» **RECORDED DATA**
++++++++

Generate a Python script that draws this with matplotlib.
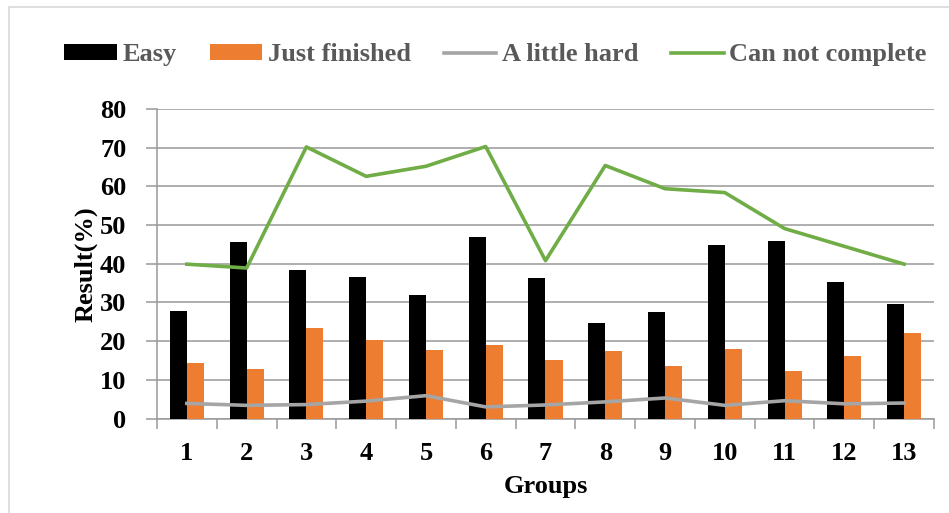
import matplotlib
matplotlib.use("Agg")
import matplotlib.pyplot as plt
import numpy as np
from matplotlib.patches import Rectangle

groups = ["1", "2", "3", "4", "5", "6", "7", "8", "9", "10", "11", "12", "13"]
easy = [27.7, 45.5, 38.3, 36.5, 32.0, 47.0, 36.2, 24.7, 27.6, 44.8, 45.9, 35.2, 29.6]
just_finished = [14.4, 12.8, 23.4, 20.2, 17.6, 18.9, 15.1, 17.4, 13.6, 18.0, 12.3, 16.1, 22.1]
little_hard = [3.9, 3.4, 3.6, 4.5, 5.9, 3.0, 3.5, 4.3, 5.3, 3.4, 4.6, 3.8, 4.0]
cannot_complete = [39.9, 38.9, 70.2, 62.6, 65.2, 70.3, 40.8, 65.4, 59.4, 58.4, 49.1, 44.5, 39.9]
y_ticks = [0, 10, 20, 30, 40, 50, 60, 70, 80]

C_BLACK = "#000000"
C_ORANGE = "#ED7D31"
C_GRAY = "#A5A5A5"
C_GREEN = "#70AD47"
GRID = "#999999"

plt.rcParams["font.family"] = ["Liberation Serif", "DejaVu Serif"]
plt.rcParams["font.weight"] = "bold"

fig = plt.figure(figsize=(9.49, 5.13), dpi=100)
ax = fig.add_axes([0.1654, 0.1842, 0.8188, 0.6033])

x = np.arange(len(groups))
w = 0.285
h_easy = ax.bar(x, easy, width=-w, align="edge", color=C_BLACK, zorder=3, label="Easy")
h_just = ax.bar(x, just_finished, width=w, align="edge", color=C_ORANGE, zorder=3, label="Just finished")
h_hard, = ax.plot(x, little_hard, color=C_GRAY, lw=2.6, zorder=4, label="A little hard")
h_cant, = ax.plot(x, cannot_complete, color=C_GREEN, lw=2.6, zorder=4, label="Can not complete")

ax.set_xlim(-0.5, len(groups) - 0.5)
ax.set_ylim(0, 80)
ax.set_yticks(y_ticks)
ax.set_yticklabels([str(v) for v in y_ticks], fontsize=19, fontweight="bold")
ax.yaxis.grid(True, color=GRID, lw=1.1, zorder=0)
ax.set_axisbelow(True)

ax.set_xticks(x)
ax.set_xticklabels(groups, fontsize=19, fontweight="bold")
ax.set_xticks(np.arange(-0.5, len(groups)), minor=True)
ax.tick_params(axis="x", which="major", length=0, pad=17)
ax.tick_params(axis="x", which="minor", length=7, color=GRID, width=1.1)
ax.tick_params(axis="y", length=8, color=GRID, width=1.1, pad=14)

for s in ["top", "right"]:
    ax.spines[s].set_visible(False)
for s in ["left", "bottom"]:
    ax.spines[s].set_color(GRID)
    ax.spines[s].set_linewidth(1.1)

ax.set_ylabel("Result(%)", fontsize=19, fontweight="bold", labelpad=2)
ax.set_xlabel("Groups", fontsize=19, fontweight="bold", labelpad=7)

leg = fig.legend([h_easy, h_just, h_hard, h_cant],
                 ["Easy", "Just finished", "A little hard", "Can not complete"],
                 loc="center", bbox_to_anchor=(0.522, 0.893),
                 ncol=4, frameon=False, handlelength=2.0, handleheight=0.55,
                 handletextpad=0.2, columnspacing=1.25,
                 prop={"family": ["Liberation Serif"], "weight": "bold", "size": 19})
for t in leg.get_texts():
    t.set_color("#595959")

# light outer frame of the chart area
fig.patches.append(Rectangle((9 / 949, -0.05), 1.2, 1.05 - 7 / 513, transform=fig.transFigure,
                             fill=False, edgecolor="#D9D9D9", lw=1.2))

fig.savefig("out.png", dpi=100)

++++++++

From the opening line of the listing above through the line bearing "color=GRID, width=1.1, pad=14)", repeat each line exactly. Drop every picture.

» **SOLUTION FOR THIS PROBLEM**
Generate a Python script that draws this with matplotlib.
import matplotlib
matplotlib.use("Agg")
import matplotlib.pyplot as plt
import numpy as np
from matplotlib.patches import Rectangle

groups = ["1", "2", "3", "4", "5", "6", "7", "8", "9", "10", "11", "12", "13"]
easy = [27.7, 45.5, 38.3, 36.5, 32.0, 47.0, 36.2, 24.7, 27.6, 44.8, 45.9, 35.2, 29.6]
just_finished = [14.4, 12.8, 23.4, 20.2, 17.6, 18.9, 15.1, 17.4, 13.6, 18.0, 12.3, 16.1, 22.1]
little_hard = [3.9, 3.4, 3.6, 4.5, 5.9, 3.0, 3.5, 4.3, 5.3, 3.4, 4.6, 3.8, 4.0]
cannot_complete = [39.9, 38.9, 70.2, 62.6, 65.2, 70.3, 40.8, 65.4, 59.4, 58.4, 49.1, 44.5, 39.9]
y_ticks = [0, 10, 20, 30, 40, 50, 60, 70, 80]

C_BLACK = "#000000"
C_ORANGE = "#ED7D31"
C_GRAY = "#A5A5A5"
C_GREEN = "#70AD47"
GRID = "#999999"

plt.rcParams["font.family"] = ["Liberation Serif", "DejaVu Serif"]
plt.rcParams["font.weight"] = "bold"

fig = plt.figure(figsize=(9.49, 5.13), dpi=100)
ax = fig.add_axes([0.1654, 0.1842, 0.8188, 0.6033])

x = np.arange(len(groups))
w = 0.285
h_easy = ax.bar(x, easy, width=-w, align="edge", color=C_BLACK, zorder=3, label="Easy")
h_just = ax.bar(x, just_finished, width=w, align="edge", color=C_ORANGE, zorder=3, label="Just finished")
h_hard, = ax.plot(x, little_hard, color=C_GRAY, lw=2.6, zorder=4, label="A little hard")
h_cant, = ax.plot(x, cannot_complete, color=C_GREEN, lw=2.6, zorder=4, label="Can not complete")

ax.set_xlim(-0.5, len(groups) - 0.5)
ax.set_ylim(0, 80)
ax.set_yticks(y_ticks)
ax.set_yticklabels([str(v) for v in y_ticks], fontsize=19, fontweight="bold")
ax.yaxis.grid(True, color=GRID, lw=1.1, zorder=0)
ax.set_axisbelow(True)

ax.set_xticks(x)
ax.set_xticklabels(groups, fontsize=19, fontweight="bold")
ax.set_xticks(np.arange(-0.5, len(groups)), minor=True)
ax.tick_params(axis="x", which="major", length=0, pad=17)
ax.tick_params(axis="x", which="minor", length=7, color=GRID, width=1.1)
ax.tick_params(axis="y", length=8, color=GRID, width=1.1, pad=14)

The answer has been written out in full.